1) Economic turmoil is usually a big risk for the incumbent party

When I asked political scientist Norm Ornstein last month about what could make Trump more likely to win the presidency, he mused, "What if Brexit happens and you get turmoil in the global economy? And it affects the US?"

Well, er, about that. ... Global markets did not respond well to the Brexit news, with stocks plummeting in the Europe, the UK, Japan, and (as of midday Friday) the United States. It remains to be seen whether this is a passing shock or the first sign of more serious problems.

But lots of research has made it clear that voters take the state of the economy into account in their presidential decisions and that when things aren’t going well, they tend to take it out on the incumbent party. And as Dylan Matthews has written, the economic fundamentals are already pretty mediocre for Clinton — to the point where some well-respected models indicate Republicans should have the advantage this year. So if things take a turn for the worse on the economic front, she could be in trouble.
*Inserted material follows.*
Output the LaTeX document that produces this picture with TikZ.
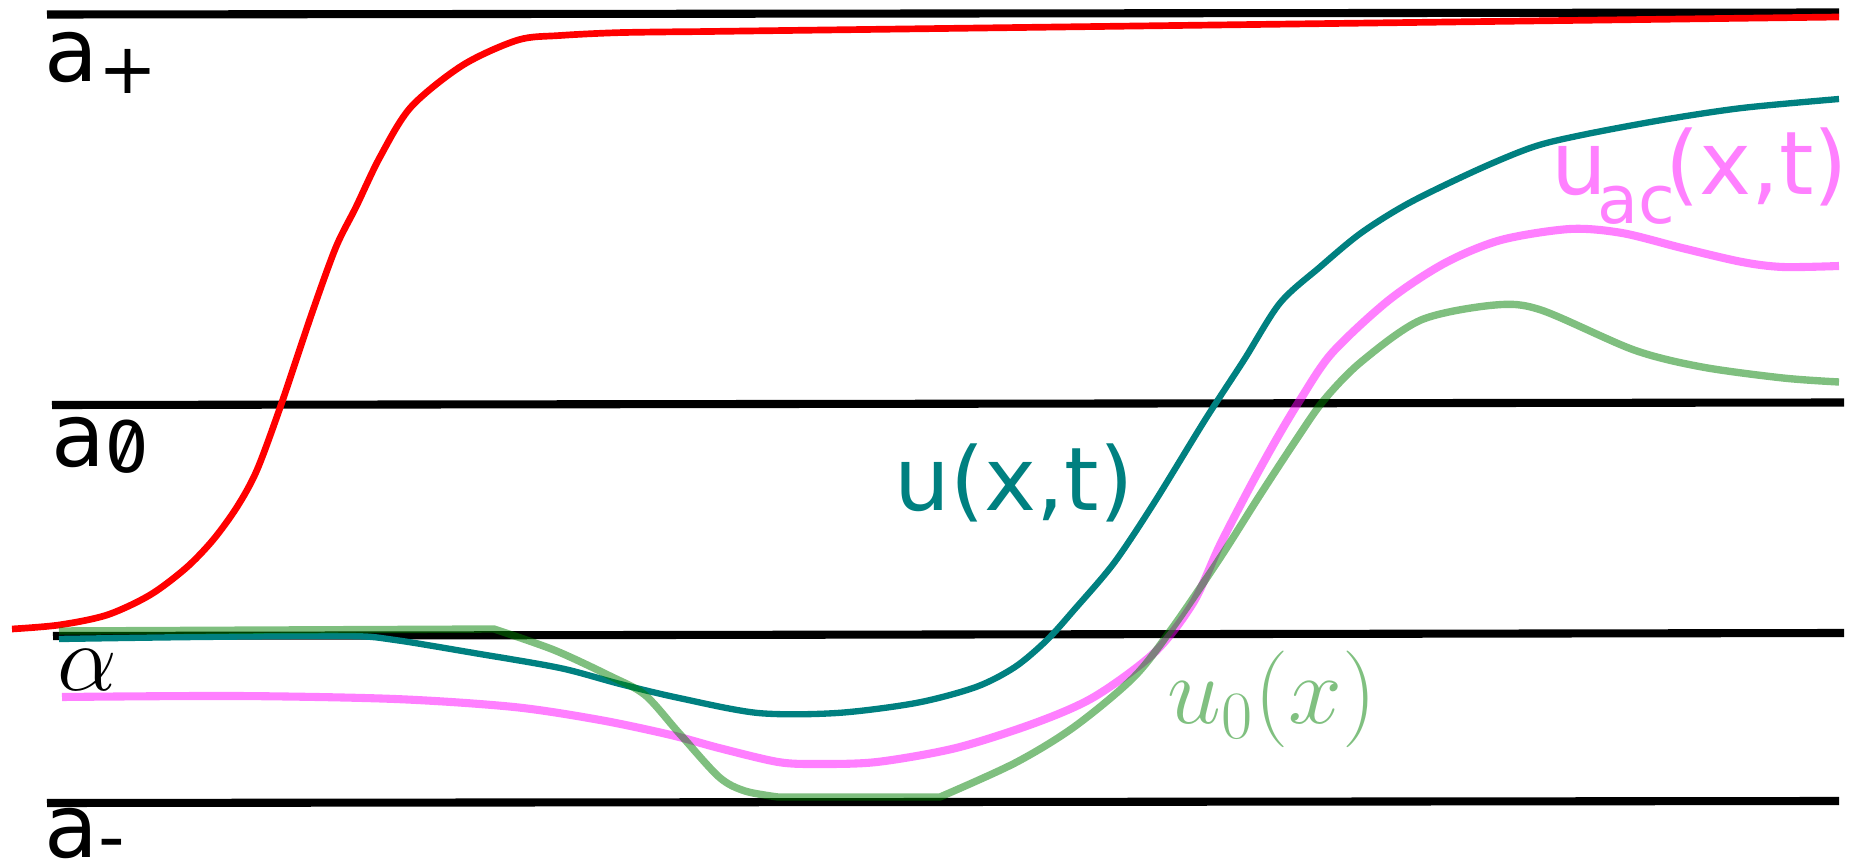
\documentclass[tikz,border=0pt]{standalone}
\usepackage{fix-cm}
\usepackage[no-math]{fontspec}
\setmainfont{DejaVu Sans}
\newfontfamily\zerofont{Fira Sans}[Numbers=SlashedZero]
\usepackage{xcolor}

\definecolor{ured}{RGB}{255,0,0}
\definecolor{uteal}{RGB}{0,128,128}
\definecolor{uacpink}{RGB}{255,0,255}
\definecolor{uzerogreen}{RGB}{0,128,0}

\begin{document}
\begin{tikzpicture}[
  x=0.01cm, y=-0.01cm,
  level/.style={line width=2.3pt, black},
  curve/.style={line join=round},
  redline/.style={curve, line width=1.9pt, ured},
  uline/.style={curve, line width=1.8pt, uteal},
  uacline/.style={curve, line width=2.3pt, uacpink, draw opacity=0.5},
  uzeroline/.style={curve, line width=2.1pt, uzerogreen, draw opacity=0.5},
  lbl/.style={inner sep=0pt, anchor=base west, font=\fontsize{25pt}{30pt}\selectfont},
]
\useasboundingbox (0,0) rectangle (1850,867);

% ---- Levels a+, a0, alpha, a- -----------------------------------------------
\foreach \xa/\ya/\xb/\yb in {47/14.5/1839/12.5, 52/405/1844/402.5,
                             53/636/1844/633, 47/803/1839/801}{
  \draw[level] (\xa,\ya) -- (\xb,\yb);
}

\node[lbl] (aplus) at (44,82)
  {a\raisebox{-0.11cm}{\fontsize{20pt}{20pt}\selectfont +}};
\node[lbl] (azero) at (51,467)
  {a\raisebox{-0.05cm}{\zerofont\fontsize{22pt}{22pt}\selectfont 0}};
\node[lbl, font=\fontsize{27pt}{30pt}\selectfont] (alpha) at (57,691) {$\alpha$};
\node[lbl] (aminus) at (44,857)
  {a\raisebox{-0.05cm}{\fontsize{21pt}{21pt}\selectfont -}};

% ---- Curves -----------------------------------------------------------------
% red front
\draw[redline] plot[smooth, tension=0.5] coordinates {
  (12,629) (59,625) (107,615) (150,595) (186,568) (213,540) (237,507)
  (257,470) (281,405) (312,313) (336,247) (356,207) (380,157) (411,107)
  (463,65) (518,40) (560,35.5) (620,32.6) (700,31.6)} -- (1839,17);

% u(x,t)
\draw[uline] plot[smooth, tension=0.5] coordinates {
  (59,639) (198,637) (348,636) (395,640) (474,653) (560,668) (620,684)
  (679,698) (758,713) (837,713) (916,703) (976,687) (1015,667) (1047,640)
  (1074,610) (1114,563) (1154,503) (1205,420) (1244,360) (1280,303)
  (1320,267) (1361,233) (1409,203) (1477,170) (1533,147) (1582,135)
  (1662,120) (1742,108) (1839,99)};

% u_ac(x,t)
\draw[uacline] plot[smooth, tension=0.5] coordinates {
  (62,697) (237,696) (395,699) (514,707) (600,720) (671,735) (719,748)
  (778,762) (817,764) (877,762) (956,748) (1035,723) (1094,697) (1154,653)
  (1193,603) (1220,545) (1250,487) (1276,440) (1300,400) (1332,353)
  (1389,300) (1445,263) (1501,240) (1570,229) (1622,233) (1682,248)
  (1742,262) (1783,267) (1839,266)};

% u_0(x)
\draw[uzeroline] (59,631) -- (494,629)
  -- plot[smooth, tension=0.5] coordinates {
  (494,629) (554,650) (610,676) (645,695) (679,733) (719,777) (745,791) (778,797)}
  -- (940,797)
  -- plot[smooth, tension=0.5] coordinates {
  (940,797) (1015,763) (1074,727) (1134,677) (1173,627) (1220,558)
  (1260,495) (1296,440) (1324,400) (1361,362) (1421,320) (1495,305)
  (1541,310) (1634,350) (1702,367) (1783,378) (1839,382)};

% ---- Curve labels -----------------------------------------------------------
\node[lbl, text=uteal] (ulbl) at (894,511) {u(x,t)};
\node[lbl, text=uacpink!50] (uaclbl) at (1551,195)
  {u\kern-0.1cm\raisebox{-0.28cm}{\fontsize{19pt}{19pt}\selectfont ac}\kern-0.1cm(x,t)};
\node[lbl, text=uzerogreen!50, font=\fontsize{27.5pt}{30pt}\selectfont] (uzerolbl)
  at (1167,724) {$u_0(x)$};

\end{tikzpicture}
\end{document}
Of course, it’s possible that an economic crisis environment could lead voters to flock to the "safe" choice of Clinton rather than the erratic, unpopular Trump. The billionaire is pro-Brexit after all, so if economic turmoil ensues as a result, voters could blame him.

Still, the electorate’s desire for change could be powerful and lead voters to see what they want to see in Trump. "Elections that occur after eight years of a two-term president focus around how much change you want," Ornstein told me. "And if events occur that create more of a desire for change, then people might roll the dice with Trump."
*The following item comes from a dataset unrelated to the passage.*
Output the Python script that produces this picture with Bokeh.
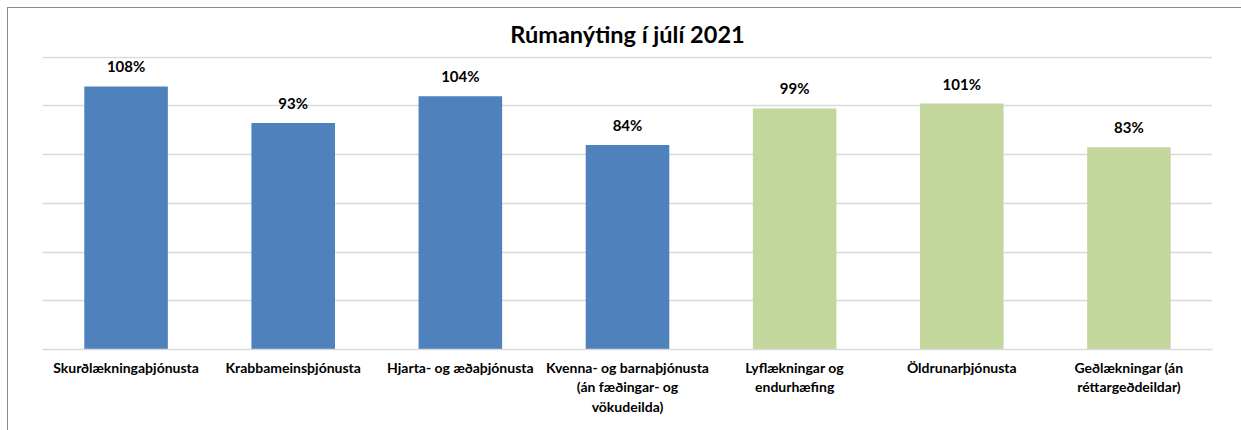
from bokeh.plotting import figure
from bokeh.models import ColumnDataSource, FactorRange, Range1d, SingleIntervalTicker
from bokeh.core.properties import value
from bokeh.embed import file_html
from bokeh.resources import INLINE

categories = [
    "Skurðlækningaþjónusta",
    "Krabbameinsþjónusta",
    "Hjarta- og æðaþjónusta",
    "Kvenna- og barnaþjónusta\n(án fæðingar- og\nvökudeilda)",
    "Lyflækningar og\nendurhæfing",
    "Öldrunarþjónusta",
    "Geðlækningar (án\nréttargeðdeildar)",
]
values = [108, 93, 104, 84, 99, 101, 83]
groups = ["blue", "blue", "blue", "blue", "green", "green", "green"]
palette = {"blue": "#4f81bd", "green": "#c3d69b"}

FONT = "Lato"

src = ColumnDataSource(dict(
    cat=categories,
    val=values,
    lab=[f"{v}%" for v in values],
    color=[palette[g] for g in groups],
))

p = figure(
    x_range=FactorRange(*categories, range_padding=0),
    y_range=Range1d(0, 120.3),
    width=1241, height=430,
    output_backend="svg", toolbar_location=None,
    title="Rúmanýting í júlí 2021",
    min_border_left=42, min_border_right=29,
    min_border_top=56, min_border_bottom=81,
)
p.border_fill_color = None
p.background_fill_color = None
p.styles = {
    "background": (
        "linear-gradient(#8c8c8c, #8c8c8c) 7px 7px / 1px 100% no-repeat, "
        "linear-gradient(#8c8c8c, #8c8c8c) 7px 7px / 100% 1px no-repeat, #ffffff"
    ),
}

p.title.align = "center"
p.title.text_font = FONT
p.title.text_font_size = "23.5px"
p.title.text_font_style = "bold"
p.title.text_color = "#000000"
p.title.standoff = 14
p.title.vertical_align = "top"

p.vbar(x="cat", top="val", width=0.5, color="color", line_color=None, source=src)
p.text(x="cat", y="val", text="lab", source=src, text_align="center",
       text_baseline="bottom", y_offset=-11, text_font=value(FONT),
       text_font_size="15px", text_font_style="bold", text_color="#000000")

p.outline_line_color = None
p.yaxis.visible = False
p.yaxis.ticker = SingleIntervalTicker(interval=20)
p.ygrid.ticker = SingleIntervalTicker(interval=20)
p.ygrid.grid_line_color = "#d9d9d9"
p.ygrid.grid_line_width = 1.3
p.xgrid.grid_line_color = None

ax = p.xaxis[0]
ax.axis_line_color = "#d9d9d9"
ax.axis_line_width = 1.5
ax.major_tick_line_color = None
ax.minor_tick_line_color = None
ax.major_label_standoff = 3
ax.major_label_text_font = FONT
ax.major_label_text_font_size = "14px"
ax.major_label_text_font_style = "bold"
ax.major_label_text_color = "#000000"
ax.major_label_text_line_height = 1.17

open("out.html", "w").write(file_html(p, INLINE))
2) Take the polls seriously — while also keeping in mind that they can change

Both in the US presidential primaries and in the Brexit vote, polling has for the most part been pretty good overall. Trump led polls of Republicans since July, and the final polling average for Britain’s referendum was essentially a tie.

But both outcomes were viewed as shocking because elites in both countries simply refused to believe either thing would happen again, and constructed convincing-sounding stories to explain why the polls were wrong.
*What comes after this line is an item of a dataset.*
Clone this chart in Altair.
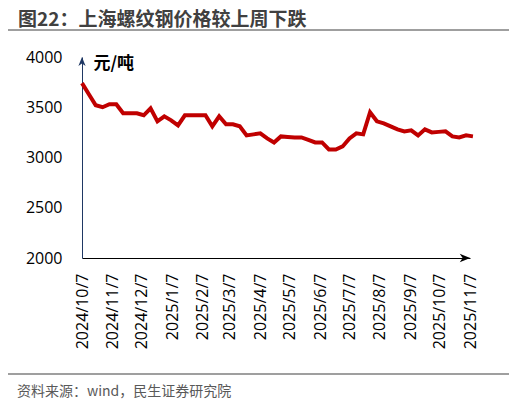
import altair as alt
import pandas as pd

# weekly Shanghai rebar price (yuan/ton)
dates = list(pd.date_range("2024-10-07", periods=58, freq="7D").strftime("%Y-%m-%d"))
prices = [
    3740, 3630, 3520, 3500, 3530, 3530, 3440, 3440, 3440, 3420,
    3490, 3360, 3410, 3370, 3320, 3420, 3420, 3420, 3420, 3310,
    3410, 3330, 3330, 3310, 3220, 3230, 3240, 3190, 3150, 3210,
    3205, 3200, 3200, 3175, 3150, 3150, 3080, 3080, 3110, 3190,
    3240, 3230, 3450, 3360, 3340, 3310, 3280, 3260, 3270, 3220,
    3280, 3250, 3255, 3260, 3210, 3200, 3220, 3210,
]
tick_dates = [
    "2024-10-07", "2024-11-07", "2024-12-07", "2025-01-07", "2025-02-07",
    "2025-03-07", "2025-04-07", "2025-05-07", "2025-06-07", "2025-07-07",
    "2025-08-07", "2025-09-07", "2025-10-07", "2025-11-07",
]
y_ticks = [2000, 2500, 3000, 3500, 4000]
title_text = "图22：上海螺纹钢价格较上周下跌"
source_text = "资料来源：wind，民生证券研究院"
unit_text = "元/吨"

df = pd.DataFrame({"date": dates, "price": prices})

W, H = 388, 201
NUM_FONT = "Open Sans"
CJK_FONT = "Noto Sans CJK SC"


def dt(s):
    y, m, d = map(int, s.split("-"))
    return alt.DateTime(year=y, month=m, date=d, utc=True)


x_enc = alt.X(
    "date:T",
    scale=alt.Scale(type="utc", domain=[dt(tick_dates[0]), dt(tick_dates[-1])]),
    axis=alt.Axis(
        values=[dt(s) for s in tick_dates],
        labelExpr="utcFormat(datum.value, '%Y/%-m/%-d')",
        labelAngle=270,
        labelPadding=15,
        labelFont=NUM_FONT,
        labelFontSize=16,
        labelColor="#000000",
        labelOverlap=False,
        ticks=False,
        grid=False,
        domainColor="#000000",
        domainWidth=1,
        title=None,
    ),
)
y_enc = alt.Y(
    "price:Q",
    scale=alt.Scale(domain=[2000, 4000], nice=False, zero=False),
    axis=alt.Axis(
        values=y_ticks,
        format="d",
        labelFont=NUM_FONT,
        labelFontSize=16,
        labelColor="#000000",
        labelPadding=20,
        ticks=False,
        grid=False,
        domainColor="#1F3864",
        domainWidth=1,
        title=unit_text,
        titleAngle=0,
        titleAlign="left",
        titleBaseline="middle",
        titleX=11,
        titleY=6,
        titleFont=CJK_FONT,
        titleFontSize=17,
        titleFontWeight="bold",
        titleColor="#000000",
    ),
)

line = alt.Chart(df).mark_line(color="#C00000", strokeWidth=4).encode(x=x_enc, y=y_enc)

one = pd.DataFrame({"k": [0]})

up_arrow = alt.Chart(one).mark_point(
    shape="M0,-1 L0.8,1 L0,0.45 L-0.8,1 Z", filled=True, size=81,
    color="#1F3864", opacity=1,
).encode(x=alt.value(0), y=alt.value(4.5))

right_arrow = alt.Chart(one).mark_point(
    shape="M1,0 L-1,-0.8 L-0.45,0 L-1,0.8 Z", filled=True, size=110,
    color="#000000", opacity=1,
).encode(x=alt.value(W - 5), y=alt.value(H))

title = alt.Chart(one).mark_text(
    text=title_text, font=CJK_FONT, fontSize=19, fontWeight="bold",
    color="#404040", align="left", baseline="middle",
).encode(x=alt.value(-64), y=alt.value(-37))

source = alt.Chart(one).mark_text(
    text=source_text, font=CJK_FONT, fontSize=14,
    color="#595959", align="left", baseline="middle",
).encode(x=alt.value(-65), y=alt.value(335))

top_rule = alt.Chart(one).mark_rule(color="#7F7F7F", strokeWidth=1.5).encode(
    x=alt.value(-77), x2=alt.value(430), y=alt.value(-27)
)
bottom_rule = alt.Chart(one).mark_rule(color="#7F7F7F", strokeWidth=1.5).encode(
    x=alt.value(-77), x2=alt.value(430), y=alt.value(317)
)

chart = (
    alt.layer(line, up_arrow, right_arrow, title, source, top_rule, bottom_rule)
    .properties(
        width=W,
        height=H,
        autosize=alt.AutoSizeParams(type="none"),
        padding={"left": 74, "top": 49, "right": 39, "bottom": 150},
        background="#FFFFFF",
    )
    .configure_view(stroke=None)
)

chart.save("out.html", embed_options={"renderer": "svg", "actions": False})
Now, the comforting lesson American liberals can take away from this is that the polls currently show Trump losing to Clinton by 6 to 7 points on average. Nothing to worry about, then, right?

Not so fast. This is actually a recent change from where the polls were just one month ago, when Trump and Clinton were tied. So, first of all, if the polls changed this much in a month, they could certainly change again. And second, the last time Clinton was ahead by 6 points, liberals were already acting like the election was wrapped up, only to see her lead vanish in just days. There’s a long time between now and November.

3) Take the possibility of unlikely events seriously

David Byler of RealClearPolitics had a good tweetstorm on Friday in which he pointed out some shortcomings in how many people understand probability. For months, he observes, prediction markets had given Brexit a 20 to 30 percent chance of happening — and that tends to be the same back-of-the-envelope estimate of Trump’s chances of winning that election wonks give. (It’s also where the prediction markets are now.)

"When I say [that Trump has a 20 to 30 percent chance of winning]," Byler writes, "whoever I’m talking to typically responds w/ a big sigh of relief. And whatever they say after that usually indicates that they rounded that 30ish percent chance down to zero or something close to it."

"But if you’re worried about a Trump presidency," he continues, "that shouldn’t be your response. A 30% probability should be really scary." After all, things with a 30 percent chance of happening end up happening one in three times!

Byler’s right on here. If you agree with most liberals and American elites that a Trump presidency is likely to be uniquely norm-breaking and terrible in a way a normal Republican presidency wouldn’t, it’s really quite terrifying that he’s gotten this far at all.